OTTAWA — Manitoba may become the first province with a non-white majority if demographic trends continue.
Census data released Wednesday has Manitoba and British Columbia tied for the province with the lowest percentage of Caucasians. In May 2016, 63 per cent of respondents self-identified as Caucasian, meaning they were neither a visible minority nor Indigenous.
The data show that of all cities, Winnipeg has the second-highest proportion of new immigrants.

Some 6.9 per cent of people living in the Winnipeg area last year had only arrived in Canada in the previous five years. Regina’s percentage is highest at seven per cent — though 56 per cent of immigrants settle around Toronto, Montreal and Vancouver.
And while Winnipeg has only 2.2 per cent of the country’s population, it accounts for 4.3 per cent of the country’s new immigrants.
Looking at immigrants overall — including those who arrived before 2011 — the metro area’s population is 23.9 per cent immigrants, a higher rate than in Montreal or Edmonton.
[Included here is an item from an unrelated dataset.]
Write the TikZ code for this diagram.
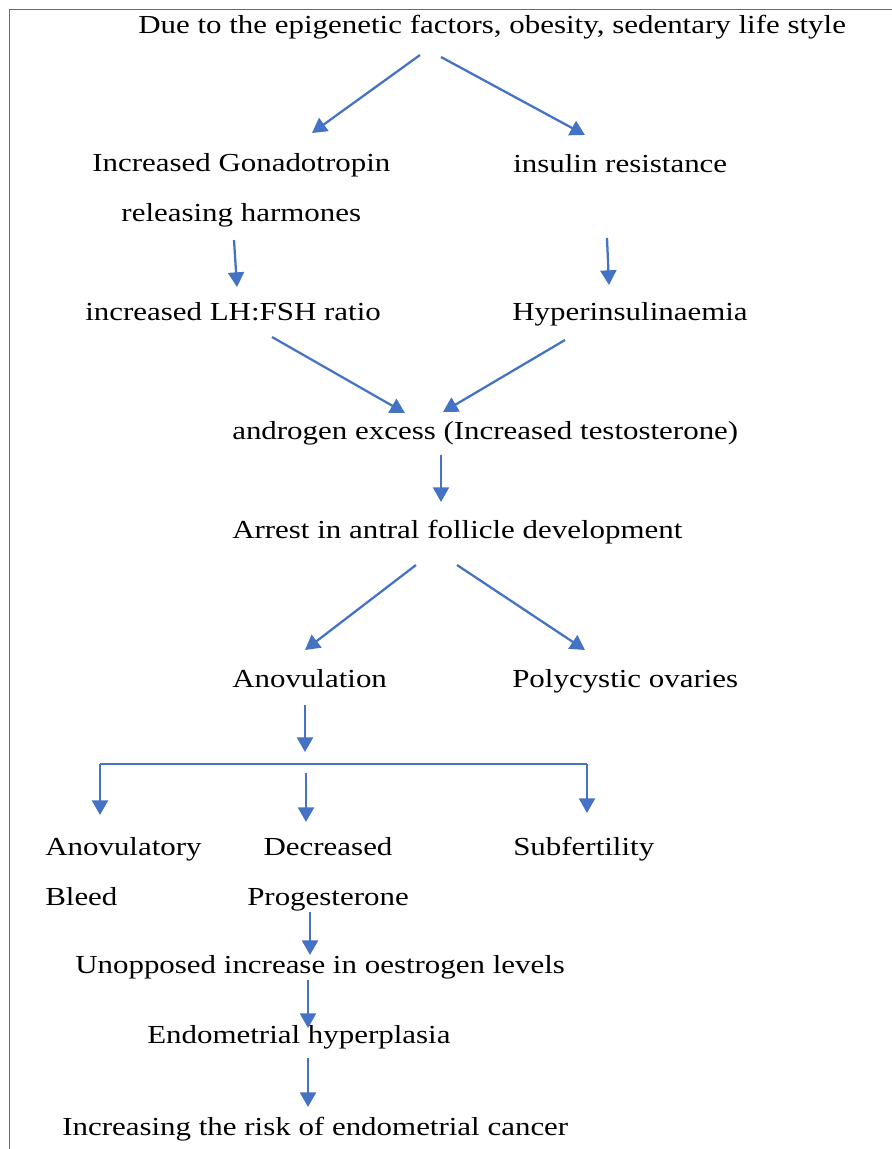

Provincially, the percentage of Manitobans who are immigrants rose from 1.8 per cent to 5.2 per cent from 2001 to 2016.
That trend, along with people discovering their Aboriginal roots and an Indigenous birth rate that is higher than the general population, is making Manitoba increasingly diverse.
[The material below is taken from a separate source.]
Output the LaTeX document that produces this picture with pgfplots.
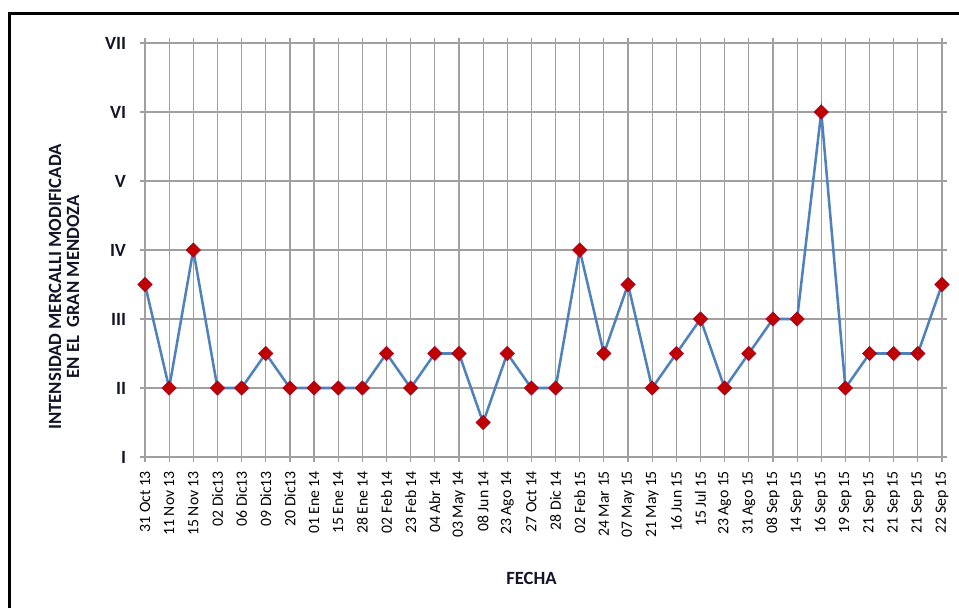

In 2006, 70 per cent of Manitobans identified as Caucasian, a number that dropped to 65 per cent in 2011. In that same period, B.C. had a more gradual drop, from 71 per cent to 67 per cent.
Nationally, the population dropped to 71 per cent Caucasian in 2016 from 80 per cent in 2006. (Nunavut and the Northwest Territories have an Indigenous majority.)
Wednesday’s data highlight the success of a program that has Manitobans select workers and nannies from abroad. Since 2001, just 16.4 per cent of all immigrants to Canada arrived through provincial or territorial nominee programs. But the rate is more than half for Manitoba, Saskatchewan, the Yukon, New Brunswick and Prince Edward Island.
Manitoba has welcomed 180,810 immigrants since 1980. More than half of them — 91,840 — were admitted through the nominee program. More than three-quarters live in the Winnipeg area.
The province’s top five sources of immigration overall are: the Philippines, India, Britain, Germany and China. Since 2011, immigrants from Nigeria and Pakistan have outpaced those from Britain and Germany.